Stored data:
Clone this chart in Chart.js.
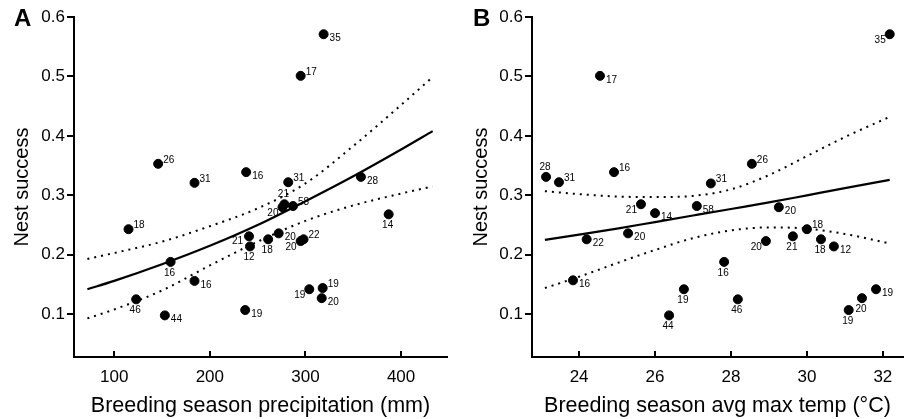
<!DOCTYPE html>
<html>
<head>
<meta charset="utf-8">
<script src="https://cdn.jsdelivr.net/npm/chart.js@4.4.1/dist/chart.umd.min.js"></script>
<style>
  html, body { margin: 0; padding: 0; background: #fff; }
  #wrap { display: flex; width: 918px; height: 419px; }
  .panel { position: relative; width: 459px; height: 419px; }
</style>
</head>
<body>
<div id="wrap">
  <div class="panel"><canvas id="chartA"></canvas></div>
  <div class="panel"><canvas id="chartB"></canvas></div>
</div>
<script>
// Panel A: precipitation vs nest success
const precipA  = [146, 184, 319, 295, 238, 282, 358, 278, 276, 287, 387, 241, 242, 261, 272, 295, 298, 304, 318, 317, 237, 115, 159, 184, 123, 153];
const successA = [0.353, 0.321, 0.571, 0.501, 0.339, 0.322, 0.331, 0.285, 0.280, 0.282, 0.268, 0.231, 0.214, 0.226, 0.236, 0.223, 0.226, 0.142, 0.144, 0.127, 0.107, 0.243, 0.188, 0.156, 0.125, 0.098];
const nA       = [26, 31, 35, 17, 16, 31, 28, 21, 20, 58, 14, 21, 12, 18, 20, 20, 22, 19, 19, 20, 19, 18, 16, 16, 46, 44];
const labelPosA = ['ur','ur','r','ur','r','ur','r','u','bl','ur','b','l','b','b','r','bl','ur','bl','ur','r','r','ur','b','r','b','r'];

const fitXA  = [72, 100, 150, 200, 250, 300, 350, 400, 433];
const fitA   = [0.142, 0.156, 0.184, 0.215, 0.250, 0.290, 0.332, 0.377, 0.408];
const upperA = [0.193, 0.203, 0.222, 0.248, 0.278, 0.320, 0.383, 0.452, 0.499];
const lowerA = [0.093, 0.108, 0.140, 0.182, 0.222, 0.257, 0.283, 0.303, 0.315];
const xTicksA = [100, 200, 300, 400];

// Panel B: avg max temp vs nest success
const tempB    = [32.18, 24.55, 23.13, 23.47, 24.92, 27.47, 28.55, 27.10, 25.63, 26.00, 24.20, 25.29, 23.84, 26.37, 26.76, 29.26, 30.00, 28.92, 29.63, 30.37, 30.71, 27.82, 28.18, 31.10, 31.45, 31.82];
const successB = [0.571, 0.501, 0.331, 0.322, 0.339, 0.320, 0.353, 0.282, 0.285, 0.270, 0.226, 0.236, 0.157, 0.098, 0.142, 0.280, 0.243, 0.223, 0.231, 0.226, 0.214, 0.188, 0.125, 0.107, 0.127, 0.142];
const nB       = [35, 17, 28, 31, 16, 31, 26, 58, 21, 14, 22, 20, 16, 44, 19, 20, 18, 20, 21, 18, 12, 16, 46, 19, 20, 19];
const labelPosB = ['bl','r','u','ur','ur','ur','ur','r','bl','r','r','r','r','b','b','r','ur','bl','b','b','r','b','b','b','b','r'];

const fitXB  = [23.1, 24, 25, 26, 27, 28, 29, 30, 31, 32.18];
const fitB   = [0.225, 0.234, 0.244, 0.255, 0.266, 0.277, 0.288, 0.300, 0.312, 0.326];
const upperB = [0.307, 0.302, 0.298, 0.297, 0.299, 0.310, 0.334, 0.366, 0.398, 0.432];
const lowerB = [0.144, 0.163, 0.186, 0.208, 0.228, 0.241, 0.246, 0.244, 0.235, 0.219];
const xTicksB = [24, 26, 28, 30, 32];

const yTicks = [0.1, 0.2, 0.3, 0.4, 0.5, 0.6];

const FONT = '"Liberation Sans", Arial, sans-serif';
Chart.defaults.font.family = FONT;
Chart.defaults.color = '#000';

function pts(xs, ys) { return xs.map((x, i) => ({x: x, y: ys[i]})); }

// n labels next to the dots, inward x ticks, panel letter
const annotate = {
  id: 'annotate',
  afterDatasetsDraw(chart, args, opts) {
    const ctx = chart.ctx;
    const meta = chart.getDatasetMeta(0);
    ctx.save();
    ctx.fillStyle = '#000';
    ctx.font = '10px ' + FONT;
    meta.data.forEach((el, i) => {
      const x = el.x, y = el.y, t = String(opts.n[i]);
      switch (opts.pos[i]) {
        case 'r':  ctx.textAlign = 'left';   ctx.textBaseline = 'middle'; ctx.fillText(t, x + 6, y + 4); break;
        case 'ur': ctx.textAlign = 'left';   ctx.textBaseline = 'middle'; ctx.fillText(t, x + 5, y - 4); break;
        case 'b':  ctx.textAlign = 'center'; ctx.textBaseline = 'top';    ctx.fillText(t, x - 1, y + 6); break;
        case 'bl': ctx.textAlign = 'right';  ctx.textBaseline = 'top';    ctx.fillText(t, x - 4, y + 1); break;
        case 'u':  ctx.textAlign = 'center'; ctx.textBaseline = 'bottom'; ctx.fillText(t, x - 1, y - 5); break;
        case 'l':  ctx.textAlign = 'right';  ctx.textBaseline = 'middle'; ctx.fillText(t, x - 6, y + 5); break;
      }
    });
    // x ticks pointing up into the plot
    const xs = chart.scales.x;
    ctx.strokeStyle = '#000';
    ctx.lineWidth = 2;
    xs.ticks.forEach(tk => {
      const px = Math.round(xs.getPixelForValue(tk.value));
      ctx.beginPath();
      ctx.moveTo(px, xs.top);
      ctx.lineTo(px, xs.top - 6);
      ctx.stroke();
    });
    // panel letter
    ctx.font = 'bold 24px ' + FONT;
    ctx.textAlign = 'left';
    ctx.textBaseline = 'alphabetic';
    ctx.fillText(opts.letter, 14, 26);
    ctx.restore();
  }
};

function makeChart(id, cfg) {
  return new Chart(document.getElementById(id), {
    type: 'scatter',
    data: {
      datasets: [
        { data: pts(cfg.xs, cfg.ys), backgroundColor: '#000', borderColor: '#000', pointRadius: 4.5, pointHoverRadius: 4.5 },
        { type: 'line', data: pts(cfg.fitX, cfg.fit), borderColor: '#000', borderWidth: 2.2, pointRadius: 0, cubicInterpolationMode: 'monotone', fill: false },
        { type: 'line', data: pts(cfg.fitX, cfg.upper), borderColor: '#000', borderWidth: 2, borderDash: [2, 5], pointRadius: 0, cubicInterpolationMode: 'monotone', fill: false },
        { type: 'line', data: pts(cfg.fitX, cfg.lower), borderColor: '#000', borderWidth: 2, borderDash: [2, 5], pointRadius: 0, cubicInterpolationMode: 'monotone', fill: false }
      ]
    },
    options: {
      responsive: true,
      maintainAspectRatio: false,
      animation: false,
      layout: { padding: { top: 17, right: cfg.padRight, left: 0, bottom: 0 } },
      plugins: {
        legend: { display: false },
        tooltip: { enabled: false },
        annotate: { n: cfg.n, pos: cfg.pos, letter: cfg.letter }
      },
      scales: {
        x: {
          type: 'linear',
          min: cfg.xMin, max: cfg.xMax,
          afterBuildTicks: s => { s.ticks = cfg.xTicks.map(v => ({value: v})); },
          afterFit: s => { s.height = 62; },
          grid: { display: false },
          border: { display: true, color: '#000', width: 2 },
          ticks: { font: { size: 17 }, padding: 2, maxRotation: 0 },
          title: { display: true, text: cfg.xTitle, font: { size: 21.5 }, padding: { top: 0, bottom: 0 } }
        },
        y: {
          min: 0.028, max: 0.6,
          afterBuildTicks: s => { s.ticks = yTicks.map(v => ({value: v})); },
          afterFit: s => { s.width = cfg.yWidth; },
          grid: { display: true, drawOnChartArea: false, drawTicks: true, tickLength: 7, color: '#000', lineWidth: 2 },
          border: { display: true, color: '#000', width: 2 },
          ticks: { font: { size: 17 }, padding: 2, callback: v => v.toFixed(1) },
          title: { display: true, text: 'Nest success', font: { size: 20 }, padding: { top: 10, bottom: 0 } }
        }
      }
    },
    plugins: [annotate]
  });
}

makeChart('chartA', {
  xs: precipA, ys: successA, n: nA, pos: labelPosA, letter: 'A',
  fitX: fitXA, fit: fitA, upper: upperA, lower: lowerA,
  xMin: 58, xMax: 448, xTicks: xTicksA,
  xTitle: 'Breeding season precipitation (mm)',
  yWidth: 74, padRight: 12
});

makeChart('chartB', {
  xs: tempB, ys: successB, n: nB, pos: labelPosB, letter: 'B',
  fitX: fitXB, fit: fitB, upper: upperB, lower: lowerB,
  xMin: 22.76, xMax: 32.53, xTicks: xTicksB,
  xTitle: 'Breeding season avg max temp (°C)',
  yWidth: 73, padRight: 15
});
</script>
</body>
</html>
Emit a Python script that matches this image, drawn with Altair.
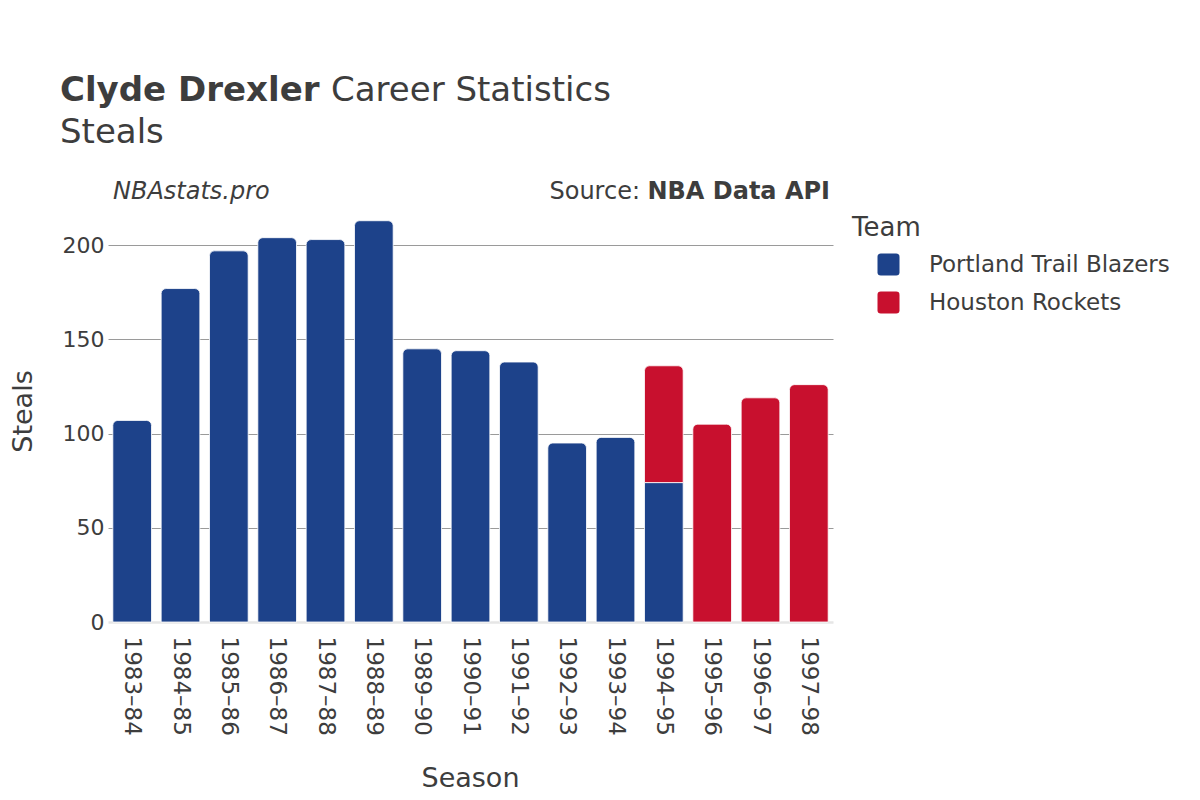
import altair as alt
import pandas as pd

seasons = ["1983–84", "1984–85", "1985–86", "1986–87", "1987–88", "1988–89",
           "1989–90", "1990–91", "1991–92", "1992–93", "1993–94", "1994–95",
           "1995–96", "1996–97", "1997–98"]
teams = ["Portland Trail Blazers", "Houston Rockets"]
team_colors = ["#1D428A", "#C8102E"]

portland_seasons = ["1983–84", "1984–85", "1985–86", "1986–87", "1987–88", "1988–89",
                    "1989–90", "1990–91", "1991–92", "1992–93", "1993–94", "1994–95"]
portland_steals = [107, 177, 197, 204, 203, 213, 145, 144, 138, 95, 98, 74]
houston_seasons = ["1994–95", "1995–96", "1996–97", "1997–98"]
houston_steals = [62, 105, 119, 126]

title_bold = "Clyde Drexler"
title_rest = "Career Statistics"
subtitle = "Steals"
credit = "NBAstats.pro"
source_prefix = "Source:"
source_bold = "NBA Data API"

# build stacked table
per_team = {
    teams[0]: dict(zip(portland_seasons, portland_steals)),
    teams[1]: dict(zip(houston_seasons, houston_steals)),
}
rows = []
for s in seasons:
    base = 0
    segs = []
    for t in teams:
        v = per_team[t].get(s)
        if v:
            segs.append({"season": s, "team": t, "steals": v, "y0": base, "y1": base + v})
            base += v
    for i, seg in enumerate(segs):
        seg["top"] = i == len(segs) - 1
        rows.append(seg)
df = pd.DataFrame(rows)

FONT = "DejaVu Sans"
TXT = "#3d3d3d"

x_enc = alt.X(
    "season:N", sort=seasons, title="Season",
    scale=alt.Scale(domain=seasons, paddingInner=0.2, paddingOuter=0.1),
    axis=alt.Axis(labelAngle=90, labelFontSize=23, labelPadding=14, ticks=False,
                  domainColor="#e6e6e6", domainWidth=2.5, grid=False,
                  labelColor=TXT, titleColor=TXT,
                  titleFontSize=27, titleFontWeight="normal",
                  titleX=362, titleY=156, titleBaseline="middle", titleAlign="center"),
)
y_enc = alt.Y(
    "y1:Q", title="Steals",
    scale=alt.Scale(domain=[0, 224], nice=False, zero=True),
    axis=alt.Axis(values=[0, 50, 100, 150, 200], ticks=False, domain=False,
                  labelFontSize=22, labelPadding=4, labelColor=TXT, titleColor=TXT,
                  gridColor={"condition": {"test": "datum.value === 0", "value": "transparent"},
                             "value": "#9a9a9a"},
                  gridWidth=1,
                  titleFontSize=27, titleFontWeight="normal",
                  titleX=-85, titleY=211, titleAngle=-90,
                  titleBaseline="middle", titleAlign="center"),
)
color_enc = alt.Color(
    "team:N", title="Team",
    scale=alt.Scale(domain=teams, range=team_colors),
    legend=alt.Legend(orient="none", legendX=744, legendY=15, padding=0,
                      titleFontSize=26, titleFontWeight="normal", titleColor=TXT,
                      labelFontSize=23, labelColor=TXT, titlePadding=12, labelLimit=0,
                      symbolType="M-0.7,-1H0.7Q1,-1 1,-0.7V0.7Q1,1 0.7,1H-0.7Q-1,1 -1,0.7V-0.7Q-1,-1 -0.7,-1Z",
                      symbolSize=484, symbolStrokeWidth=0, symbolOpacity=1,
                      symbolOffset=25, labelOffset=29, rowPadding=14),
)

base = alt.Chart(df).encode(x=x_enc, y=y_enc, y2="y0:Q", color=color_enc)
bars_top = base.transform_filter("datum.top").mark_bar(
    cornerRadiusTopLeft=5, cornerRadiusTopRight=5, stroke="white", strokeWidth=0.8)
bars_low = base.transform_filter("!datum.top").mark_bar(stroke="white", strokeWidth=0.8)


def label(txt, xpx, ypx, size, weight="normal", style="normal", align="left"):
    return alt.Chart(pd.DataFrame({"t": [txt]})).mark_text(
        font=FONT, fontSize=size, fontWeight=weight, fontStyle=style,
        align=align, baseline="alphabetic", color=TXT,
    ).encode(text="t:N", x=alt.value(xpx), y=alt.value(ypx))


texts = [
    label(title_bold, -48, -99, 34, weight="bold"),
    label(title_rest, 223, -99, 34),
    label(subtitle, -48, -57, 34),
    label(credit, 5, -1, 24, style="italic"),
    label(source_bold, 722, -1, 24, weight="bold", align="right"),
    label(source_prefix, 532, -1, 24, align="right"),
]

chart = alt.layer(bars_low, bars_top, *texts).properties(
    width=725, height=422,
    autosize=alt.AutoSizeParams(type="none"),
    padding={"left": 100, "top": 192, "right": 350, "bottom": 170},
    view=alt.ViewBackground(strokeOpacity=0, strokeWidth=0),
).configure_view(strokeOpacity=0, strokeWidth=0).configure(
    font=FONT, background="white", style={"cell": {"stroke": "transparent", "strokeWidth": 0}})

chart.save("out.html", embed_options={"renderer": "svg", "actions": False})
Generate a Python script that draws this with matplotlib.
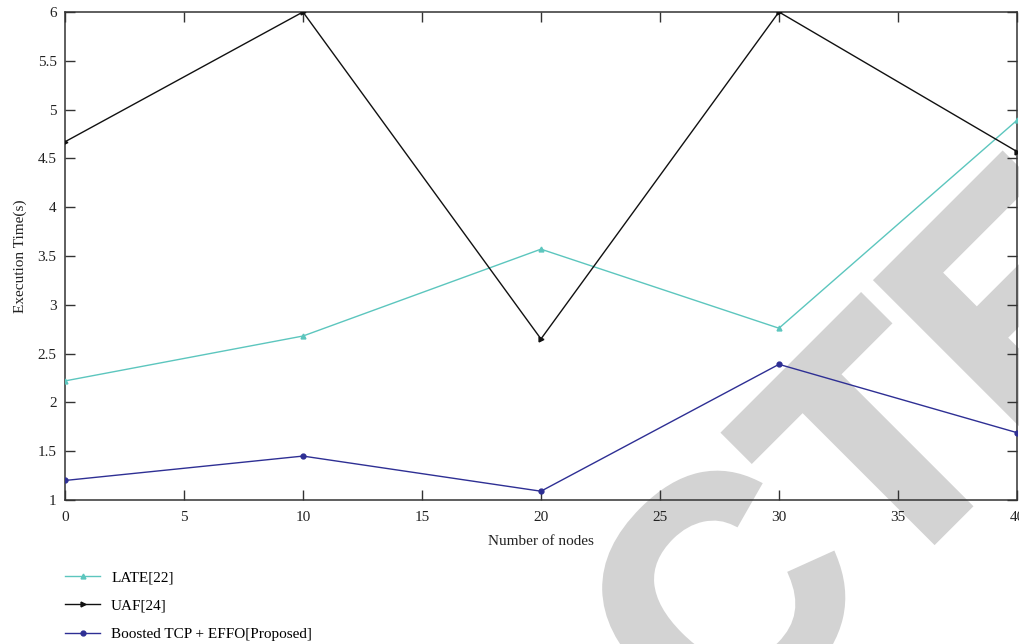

Short task:
Look through the entries above for the word "Python". Copy every line where it shows up.

Solution for this exercise:
Emit a Python script that matches this image, drawn with Altair.
Generate a Python script that draws this with matplotlib.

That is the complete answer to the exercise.